## [Directions for this task]
Every record should be written out exactly, with the pictures left out.

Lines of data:
§ §

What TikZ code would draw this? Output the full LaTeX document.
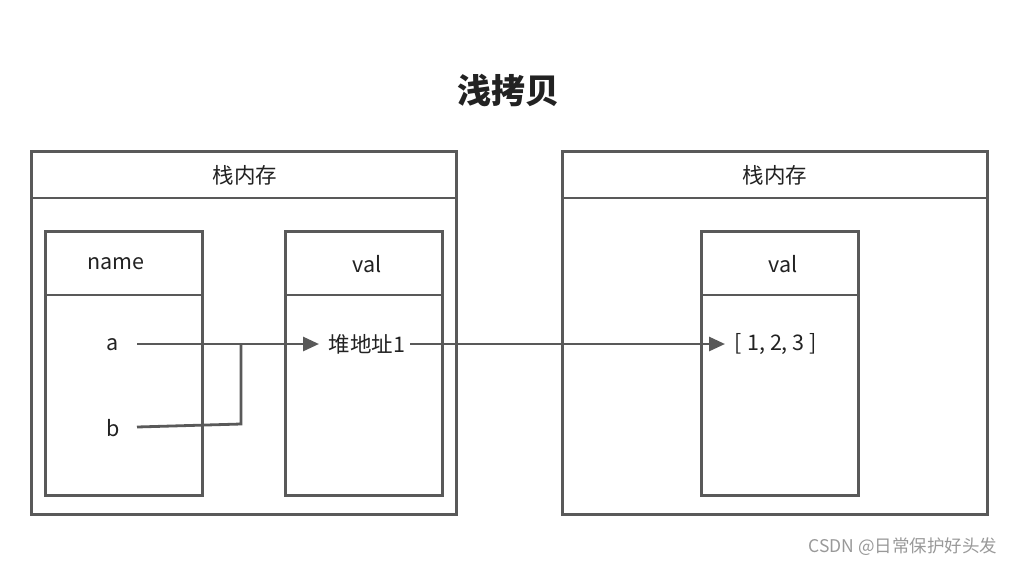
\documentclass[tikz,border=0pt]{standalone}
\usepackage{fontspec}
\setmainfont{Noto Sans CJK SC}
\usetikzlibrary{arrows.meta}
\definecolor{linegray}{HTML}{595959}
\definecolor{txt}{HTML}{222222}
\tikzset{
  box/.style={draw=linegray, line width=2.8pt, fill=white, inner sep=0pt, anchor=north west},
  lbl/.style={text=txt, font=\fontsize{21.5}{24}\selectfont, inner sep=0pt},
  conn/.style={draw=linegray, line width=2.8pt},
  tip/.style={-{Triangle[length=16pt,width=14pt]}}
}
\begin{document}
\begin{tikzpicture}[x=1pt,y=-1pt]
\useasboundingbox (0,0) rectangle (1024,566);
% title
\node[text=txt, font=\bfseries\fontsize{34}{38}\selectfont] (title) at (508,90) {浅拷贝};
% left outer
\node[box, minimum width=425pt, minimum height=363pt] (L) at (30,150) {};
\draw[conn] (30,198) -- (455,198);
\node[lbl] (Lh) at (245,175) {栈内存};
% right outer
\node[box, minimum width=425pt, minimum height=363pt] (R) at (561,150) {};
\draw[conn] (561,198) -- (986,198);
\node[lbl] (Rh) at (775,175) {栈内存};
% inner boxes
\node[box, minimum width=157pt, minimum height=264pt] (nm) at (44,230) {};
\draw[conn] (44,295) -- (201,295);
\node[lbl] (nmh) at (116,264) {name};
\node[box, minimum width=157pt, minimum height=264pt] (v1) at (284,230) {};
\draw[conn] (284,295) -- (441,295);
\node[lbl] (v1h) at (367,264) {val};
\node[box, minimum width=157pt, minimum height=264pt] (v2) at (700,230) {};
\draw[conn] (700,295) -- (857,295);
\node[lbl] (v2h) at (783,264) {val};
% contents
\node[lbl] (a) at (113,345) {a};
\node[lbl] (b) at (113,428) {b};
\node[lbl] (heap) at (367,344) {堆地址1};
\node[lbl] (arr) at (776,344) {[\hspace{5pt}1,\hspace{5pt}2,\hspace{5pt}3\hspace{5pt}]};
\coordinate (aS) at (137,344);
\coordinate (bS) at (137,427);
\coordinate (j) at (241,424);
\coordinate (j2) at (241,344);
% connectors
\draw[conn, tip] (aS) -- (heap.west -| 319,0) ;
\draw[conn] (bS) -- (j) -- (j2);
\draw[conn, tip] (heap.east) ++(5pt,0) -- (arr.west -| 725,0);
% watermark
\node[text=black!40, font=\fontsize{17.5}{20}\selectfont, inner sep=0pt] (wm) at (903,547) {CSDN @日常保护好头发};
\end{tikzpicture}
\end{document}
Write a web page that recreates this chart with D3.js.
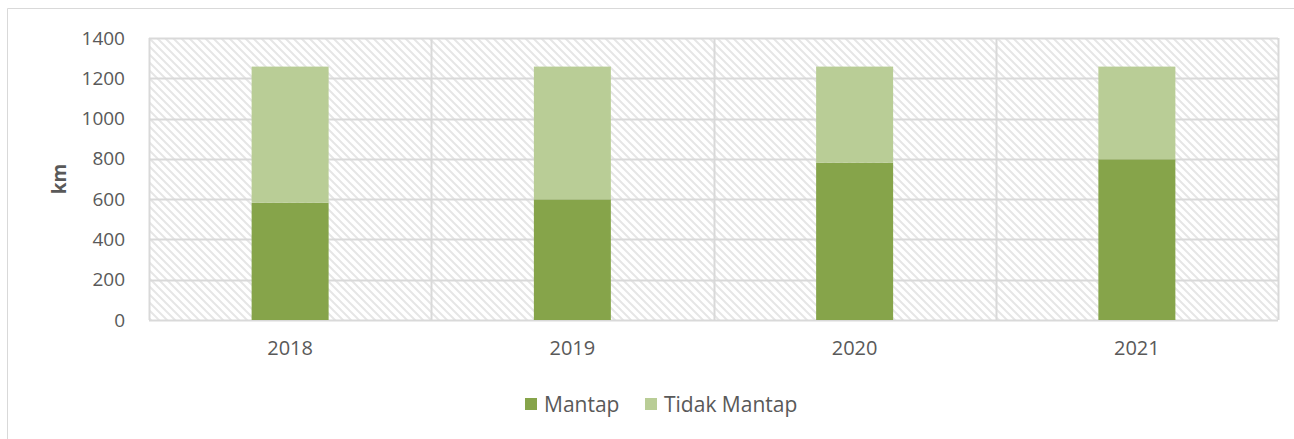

§ §

## [Result]
What TikZ code would draw this? Output the full LaTeX document.
\documentclass[tikz,border=0pt]{standalone}
\usepackage{fontspec}
\setmainfont{Noto Sans CJK SC}
\usetikzlibrary{arrows.meta}
\definecolor{linegray}{HTML}{595959}
\definecolor{txt}{HTML}{222222}
\tikzset{
  box/.style={draw=linegray, line width=2.8pt, fill=white, inner sep=0pt, anchor=north west},
  lbl/.style={text=txt, font=\fontsize{21.5}{24}\selectfont, inner sep=0pt},
  conn/.style={draw=linegray, line width=2.8pt},
  tip/.style={-{Triangle[length=16pt,width=14pt]}}
}
\begin{document}
\begin{tikzpicture}[x=1pt,y=-1pt]
\useasboundingbox (0,0) rectangle (1024,566);
% title
\node[text=txt, font=\bfseries\fontsize{34}{38}\selectfont] (title) at (508,90) {浅拷贝};
% left outer
\node[box, minimum width=425pt, minimum height=363pt] (L) at (30,150) {};
\draw[conn] (30,198) -- (455,198);
\node[lbl] (Lh) at (245,175) {栈内存};
% right outer
\node[box, minimum width=425pt, minimum height=363pt] (R) at (561,150) {};
\draw[conn] (561,198) -- (986,198);
\node[lbl] (Rh) at (775,175) {栈内存};
% inner boxes
\node[box, minimum width=157pt, minimum height=264pt] (nm) at (44,230) {};
\draw[conn] (44,295) -- (201,295);
\node[lbl] (nmh) at (116,264) {name};
\node[box, minimum width=157pt, minimum height=264pt] (v1) at (284,230) {};
\draw[conn] (284,295) -- (441,295);
\node[lbl] (v1h) at (367,264) {val};
\node[box, minimum width=157pt, minimum height=264pt] (v2) at (700,230) {};
\draw[conn] (700,295) -- (857,295);
\node[lbl] (v2h) at (783,264) {val};
% contents
\node[lbl] (a) at (113,345) {a};
\node[lbl] (b) at (113,428) {b};
\node[lbl] (heap) at (367,344) {堆地址1};
\node[lbl] (arr) at (776,344) {[\hspace{5pt}1,\hspace{5pt}2,\hspace{5pt}3\hspace{5pt}]};
\coordinate (aS) at (137,344);
\coordinate (bS) at (137,427);
\coordinate (j) at (241,424);
\coordinate (j2) at (241,344);
% connectors
\draw[conn, tip] (aS) -- (heap.west -| 319,0) ;
\draw[conn] (bS) -- (j) -- (j2);
\draw[conn, tip] (heap.east) ++(5pt,0) -- (arr.west -| 725,0);
% watermark
\node[text=black!40, font=\fontsize{17.5}{20}\selectfont, inner sep=0pt] (wm) at (903,547) {CSDN @日常保护好头发};
\end{tikzpicture}
\end{document}
Write a web page that recreates this chart with D3.js.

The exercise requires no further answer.